> **Exercise details**: Your task is to reproduce, verbatim and without pictures, the lines from the opening of the listing through the line containing "plt.rcParams['font.family'] = ['Liberation".

> **Raw data**:
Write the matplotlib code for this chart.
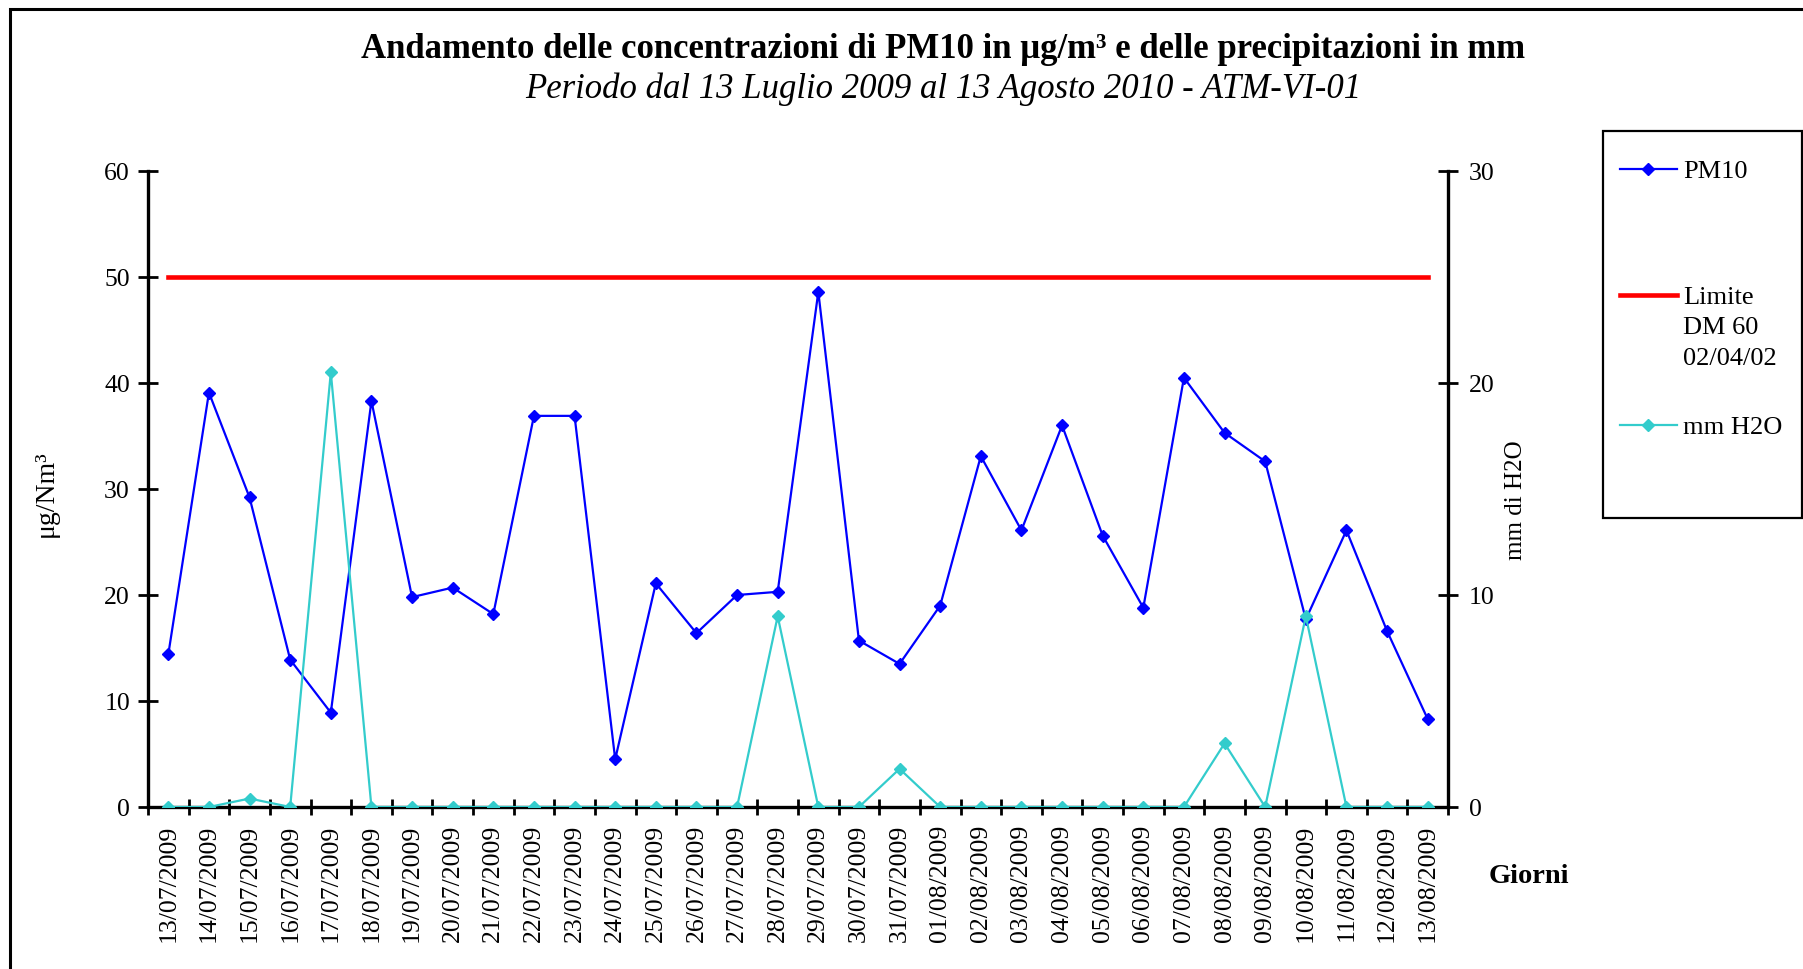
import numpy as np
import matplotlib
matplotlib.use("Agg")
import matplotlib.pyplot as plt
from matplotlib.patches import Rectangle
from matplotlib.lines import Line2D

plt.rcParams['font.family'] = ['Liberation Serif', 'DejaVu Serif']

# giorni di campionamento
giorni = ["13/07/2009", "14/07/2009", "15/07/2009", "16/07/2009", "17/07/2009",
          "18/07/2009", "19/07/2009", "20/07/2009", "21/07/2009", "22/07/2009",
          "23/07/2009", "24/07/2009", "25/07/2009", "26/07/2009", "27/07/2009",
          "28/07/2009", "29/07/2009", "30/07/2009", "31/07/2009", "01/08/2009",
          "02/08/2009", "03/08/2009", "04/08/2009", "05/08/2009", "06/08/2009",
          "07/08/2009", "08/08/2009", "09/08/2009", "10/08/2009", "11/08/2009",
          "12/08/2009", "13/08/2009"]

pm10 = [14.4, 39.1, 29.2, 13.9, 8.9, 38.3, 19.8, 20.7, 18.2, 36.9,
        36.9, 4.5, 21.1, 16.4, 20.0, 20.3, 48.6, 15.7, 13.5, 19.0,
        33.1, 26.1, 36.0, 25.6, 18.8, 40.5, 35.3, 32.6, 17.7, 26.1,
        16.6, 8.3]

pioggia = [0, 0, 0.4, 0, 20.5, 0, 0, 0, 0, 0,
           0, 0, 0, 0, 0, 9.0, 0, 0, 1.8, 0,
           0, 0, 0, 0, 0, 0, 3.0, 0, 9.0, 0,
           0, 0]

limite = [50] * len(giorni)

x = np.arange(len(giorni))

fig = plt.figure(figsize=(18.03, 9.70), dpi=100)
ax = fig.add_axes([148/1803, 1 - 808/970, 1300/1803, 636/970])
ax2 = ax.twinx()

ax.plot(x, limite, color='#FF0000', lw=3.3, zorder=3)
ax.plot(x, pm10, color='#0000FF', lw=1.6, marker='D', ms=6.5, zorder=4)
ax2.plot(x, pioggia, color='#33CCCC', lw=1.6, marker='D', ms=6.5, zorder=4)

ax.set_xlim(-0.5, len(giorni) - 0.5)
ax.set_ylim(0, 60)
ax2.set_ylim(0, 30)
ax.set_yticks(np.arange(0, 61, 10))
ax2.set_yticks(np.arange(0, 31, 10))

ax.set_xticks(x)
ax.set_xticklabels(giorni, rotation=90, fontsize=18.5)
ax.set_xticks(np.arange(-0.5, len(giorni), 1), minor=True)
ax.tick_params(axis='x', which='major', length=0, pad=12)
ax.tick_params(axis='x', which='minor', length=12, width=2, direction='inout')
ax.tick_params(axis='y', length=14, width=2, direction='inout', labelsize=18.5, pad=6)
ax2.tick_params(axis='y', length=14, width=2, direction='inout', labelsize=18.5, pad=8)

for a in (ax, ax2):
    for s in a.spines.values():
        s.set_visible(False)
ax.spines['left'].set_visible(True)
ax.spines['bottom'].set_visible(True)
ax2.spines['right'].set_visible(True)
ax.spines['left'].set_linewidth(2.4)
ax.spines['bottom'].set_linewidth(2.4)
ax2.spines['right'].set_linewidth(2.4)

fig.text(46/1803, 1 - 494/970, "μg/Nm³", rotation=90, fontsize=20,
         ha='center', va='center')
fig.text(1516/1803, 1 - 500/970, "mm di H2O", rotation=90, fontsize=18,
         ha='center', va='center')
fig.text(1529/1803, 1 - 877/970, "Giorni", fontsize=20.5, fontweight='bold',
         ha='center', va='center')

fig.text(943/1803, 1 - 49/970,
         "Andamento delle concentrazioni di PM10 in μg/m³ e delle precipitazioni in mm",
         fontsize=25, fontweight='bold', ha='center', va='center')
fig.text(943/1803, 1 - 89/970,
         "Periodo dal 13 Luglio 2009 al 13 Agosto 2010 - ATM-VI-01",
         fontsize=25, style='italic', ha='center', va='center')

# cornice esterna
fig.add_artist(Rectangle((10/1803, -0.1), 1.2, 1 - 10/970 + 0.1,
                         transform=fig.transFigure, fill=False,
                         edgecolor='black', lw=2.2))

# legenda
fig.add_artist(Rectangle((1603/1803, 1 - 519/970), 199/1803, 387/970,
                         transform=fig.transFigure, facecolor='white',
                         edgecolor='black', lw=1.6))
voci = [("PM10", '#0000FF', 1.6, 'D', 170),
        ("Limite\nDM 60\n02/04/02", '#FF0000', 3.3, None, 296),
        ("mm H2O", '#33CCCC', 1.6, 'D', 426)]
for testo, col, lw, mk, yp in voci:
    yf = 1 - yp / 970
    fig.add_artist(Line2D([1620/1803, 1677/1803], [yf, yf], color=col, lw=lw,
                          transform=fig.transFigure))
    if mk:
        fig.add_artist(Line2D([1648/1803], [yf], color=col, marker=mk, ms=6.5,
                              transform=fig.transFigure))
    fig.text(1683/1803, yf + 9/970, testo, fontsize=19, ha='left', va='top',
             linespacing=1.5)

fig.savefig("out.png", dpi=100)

> **Solution**:
Write the matplotlib code for this chart.
import numpy as np
import matplotlib
matplotlib.use("Agg")
import matplotlib.pyplot as plt
from matplotlib.patches import Rectangle
from matplotlib.lines import Line2D

plt.rcParams['font.family'] = ['Liberation Serif', 'DejaVu Serif']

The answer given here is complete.